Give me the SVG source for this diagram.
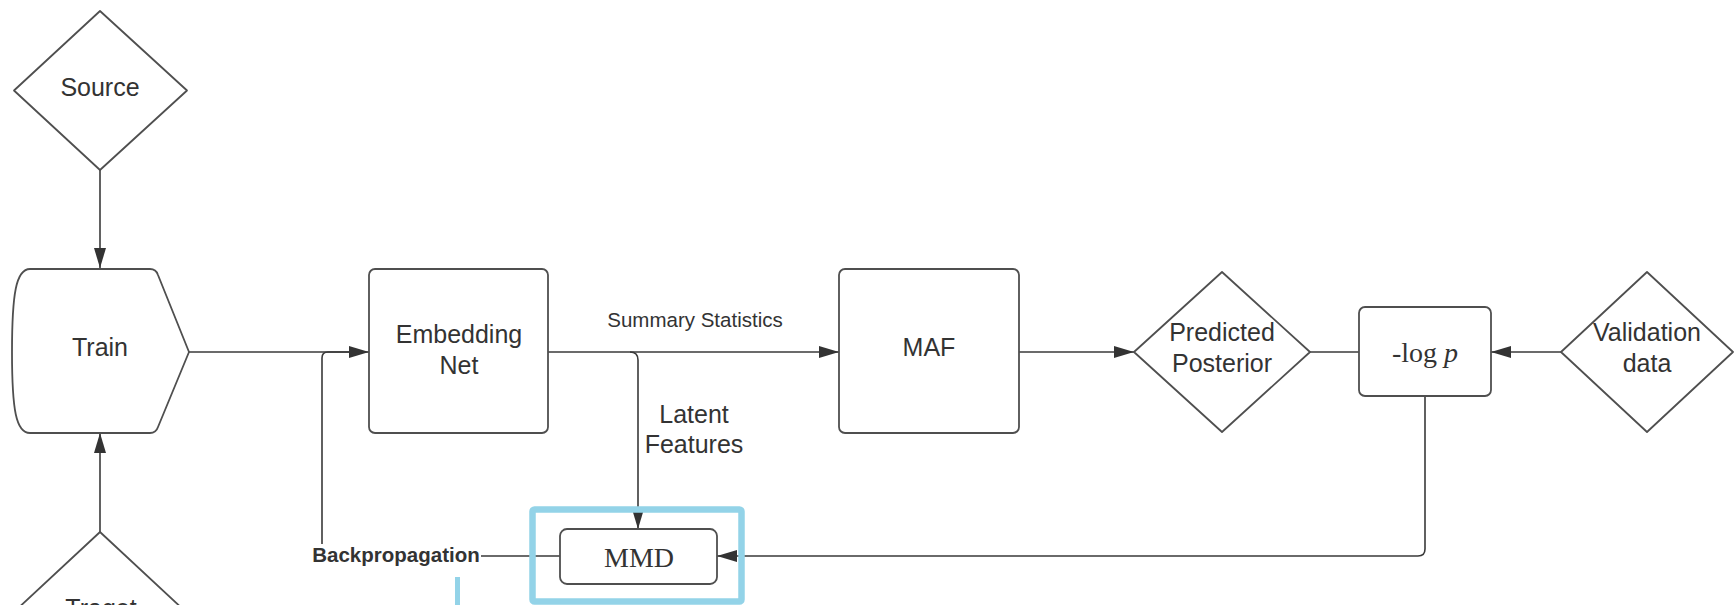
<svg xmlns="http://www.w3.org/2000/svg" width="1734" height="605" viewBox="0 0 1734 605">
  <defs>
    <style>
      .node { fill: #ffffff; stroke: #4f4f4f; stroke-width: 1.8; stroke-linejoin: round; }
      .edge { fill: none; stroke: #3a3a3a; stroke-width: 1.6; }
      .lbl { font-family: "Liberation Sans", Arial, sans-serif; font-size: 25px; fill: #333333; text-anchor: middle; }
      .small { font-size: 20.5px; }
      .bold { font-weight: bold; }
      .math { font-family: "Liberation Serif", "Times New Roman", serif; fill: #333333; text-anchor: middle; }
      .hl { fill: none; stroke: #93d3e8; stroke-width: 6.5; stroke-linejoin: round; }
    </style>
    <marker id="arrow" markerUnits="userSpaceOnUse" markerWidth="21" markerHeight="13" refX="20" refY="6" orient="auto">
      <path d="M0,0 L20,6 L0,12 Z" fill="#333333"/>
    </marker>
  </defs>

  <rect width="1734" height="605" fill="#ffffff"/>

  <!-- connectors -->
  <g id="connectors">
    <line class="edge" x1="100" y1="170" x2="100" y2="268" marker-end="url(#arrow)"/>
    <line class="edge" x1="100" y1="532" x2="100" y2="433" marker-end="url(#arrow)"/>
    <line class="edge" x1="189" y1="352" x2="369" y2="352" marker-end="url(#arrow)"/>
    <path class="edge" d="M560,556 H322 V358 Q322,352 328,352 H350"/>
    <line class="edge" x1="548" y1="352" x2="839" y2="352" marker-end="url(#arrow)"/>
    <path class="edge" d="M630,352 Q638,352 638,360 V529" marker-end="url(#arrow)"/>
    <line class="edge" x1="1019" y1="352" x2="1134" y2="352" marker-end="url(#arrow)"/>
    <line class="edge" x1="1310" y1="352" x2="1359" y2="352"/>
    <line class="edge" x1="1561" y1="352" x2="1491" y2="352" marker-end="url(#arrow)"/>
    <path class="edge" d="M1425,396 V549 Q1425,556 1418,556 H717" marker-end="url(#arrow)"/>
    <!-- edge labels -->
    <text class="lbl small" x="695" y="327">Summary Statistics</text>
    <text class="lbl" x="694" y="423">Latent</text>
    <text class="lbl" x="694" y="453">Features</text>
    <rect x="309" y="544" width="172" height="24" fill="#ffffff"/>
    <text class="lbl small bold" x="396" y="562">Backpropagation</text>
  </g>

  <g id="source">
    <polygon class="node" points="100,11 187,90.5 100,170 14,90.5"/>
    <text class="lbl" x="100" y="96">Source</text>
  </g>

  <g id="train">
    <path class="node" d="M30,269 H150 Q156,269 158,275 L189,352 L158,427 Q156,433 150,433 H30 C16,433 12,410 12,352 C12,294 16,269 30,269 Z"/>
    <text class="lbl" x="100" y="356">Train</text>
  </g>

  <g id="target">
    <polygon class="node" points="100,532 186,612 100,692 14,612"/>
    <text class="lbl" x="101" y="617">Traget</text>
  </g>

  <g id="embedding">
    <rect class="node" x="369" y="269" width="179" height="164" rx="6"/>
    <text class="lbl" x="459" y="343">Embedding</text>
    <text class="lbl" x="459" y="374">Net</text>
  </g>

  <g id="maf">
    <rect class="node" x="839" y="269" width="180" height="164" rx="6"/>
    <text class="lbl" x="929" y="356">MAF</text>
  </g>

  <g id="posterior">
    <polygon class="node" points="1222,272 1310,352 1222,432 1134,352"/>
    <text class="lbl" x="1222" y="341">Predicted</text>
    <text class="lbl" x="1222" y="372">Posterior</text>
  </g>

  <g id="neglogp">
    <rect class="node" x="1359" y="307" width="132" height="89" rx="6"/>
    <text class="math" x="1425" y="362" font-size="28">-log <tspan font-style="italic">p</tspan></text>
  </g>

  <g id="validation">
    <polygon class="node" points="1647,272 1733,352 1647,432 1561,352"/>
    <text class="lbl" x="1647" y="341">Validation</text>
    <text class="lbl" x="1647" y="372">data</text>
  </g>

  <g id="mmd">
    <rect class="node" x="560" y="529" width="157" height="55" rx="7"/>
    <text class="math" x="639" y="567" font-size="28">MMD</text>
  </g>

  <!-- highlight outlines -->
  <g id="highlight">
    <rect class="hl" x="532.5" y="509.5" width="209" height="92" rx="2"/>
    <line x1="457.5" y1="577" x2="457.5" y2="605" stroke="#93d3e8" stroke-width="5"/>
  </g>
</svg>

-*-*-

Directions for this task:
Exclude the images and reproduce the remaining data exactly.

Correct result:
Give me the SVG source for this diagram.
<svg xmlns="http://www.w3.org/2000/svg" width="1734" height="605" viewBox="0 0 1734 605">
  <defs>
    <style>
      .node { fill: #ffffff; stroke: #4f4f4f; stroke-width: 1.8; stroke-linejoin: round; }
      .edge { fill: none; stroke: #3a3a3a; stroke-width: 1.6; }
      .lbl { font-family: "Liberation Sans", Arial, sans-serif; font-size: 25px; fill: #333333; text-anchor: middle; }
      .small { font-size: 20.5px; }
      .bold { font-weight: bold; }
      .math { font-family: "Liberation Serif", "Times New Roman", serif; fill: #333333; text-anchor: middle; }
      .hl { fill: none; stroke: #93d3e8; stroke-width: 6.5; stroke-linejoin: round; }
    </style>
    <marker id="arrow" markerUnits="userSpaceOnUse" markerWidth="21" markerHeight="13" refX="20" refY="6" orient="auto">
      <path d="M0,0 L20,6 L0,12 Z" fill="#333333"/>
    </marker>
  </defs>

  <rect width="1734" height="605" fill="#ffffff"/>

  <!-- connectors -->
  <g id="connectors">
    <line class="edge" x1="100" y1="170" x2="100" y2="268" marker-end="url(#arrow)"/>
    <line class="edge" x1="100" y1="532" x2="100" y2="433" marker-end="url(#arrow)"/>
    <line class="edge" x1="189" y1="352" x2="369" y2="352" marker-end="url(#arrow)"/>
    <path class="edge" d="M560,556 H322 V358 Q322,352 328,352 H350"/>
    <line class="edge" x1="548" y1="352" x2="839" y2="352" marker-end="url(#arrow)"/>
    <path class="edge" d="M630,352 Q638,352 638,360 V529" marker-end="url(#arrow)"/>
    <line class="edge" x1="1019" y1="352" x2="1134" y2="352" marker-end="url(#arrow)"/>
    <line class="edge" x1="1310" y1="352" x2="1359" y2="352"/>
    <line class="edge" x1="1561" y1="352" x2="1491" y2="352" marker-end="url(#arrow)"/>
    <path class="edge" d="M1425,396 V549 Q1425,556 1418,556 H717" marker-end="url(#arrow)"/>
    <!-- edge labels -->
    <text class="lbl small" x="695" y="327">Summary Statistics</text>
    <text class="lbl" x="694" y="423">Latent</text>
    <text class="lbl" x="694" y="453">Features</text>
    <rect x="309" y="544" width="172" height="24" fill="#ffffff"/>
    <text class="lbl small bold" x="396" y="562">Backpropagation</text>
  </g>

  <g id="source">
    <polygon class="node" points="100,11 187,90.5 100,170 14,90.5"/>
    <text class="lbl" x="100" y="96">Source</text>
  </g>

  <g id="train">
    <path class="node" d="M30,269 H150 Q156,269 158,275 L189,352 L158,427 Q156,433 150,433 H30 C16,433 12,410 12,352 C12,294 16,269 30,269 Z"/>
    <text class="lbl" x="100" y="356">Train</text>
  </g>

  <g id="target">
    <polygon class="node" points="100,532 186,612 100,692 14,612"/>
    <text class="lbl" x="101" y="617">Traget</text>
  </g>

  <g id="embedding">
    <rect class="node" x="369" y="269" width="179" height="164" rx="6"/>
    <text class="lbl" x="459" y="343">Embedding</text>
    <text class="lbl" x="459" y="374">Net</text>
  </g>

  <g id="maf">
    <rect class="node" x="839" y="269" width="180" height="164" rx="6"/>
    <text class="lbl" x="929" y="356">MAF</text>
  </g>

  <g id="posterior">
    <polygon class="node" points="1222,272 1310,352 1222,432 1134,352"/>
    <text class="lbl" x="1222" y="341">Predicted</text>
    <text class="lbl" x="1222" y="372">Posterior</text>
  </g>

  <g id="neglogp">
    <rect class="node" x="1359" y="307" width="132" height="89" rx="6"/>
    <text class="math" x="1425" y="362" font-size="28">-log <tspan font-style="italic">p</tspan></text>
  </g>

  <g id="validation">
    <polygon class="node" points="1647,272 1733,352 1647,432 1561,352"/>
    <text class="lbl" x="1647" y="341">Validation</text>
    <text class="lbl" x="1647" y="372">data</text>
  </g>

  <g id="mmd">
    <rect class="node" x="560" y="529" width="157" height="55" rx="7"/>
    <text class="math" x="639" y="567" font-size="28">MMD</text>
  </g>

  <!-- highlight outlines -->
  <g id="highlight">
    <rect class="hl" x="532.5" y="509.5" width="209" height="92" rx="2"/>
    <line x1="457.5" y1="577" x2="457.5" y2="605" stroke="#93d3e8" stroke-width="5"/>
  </g>
</svg>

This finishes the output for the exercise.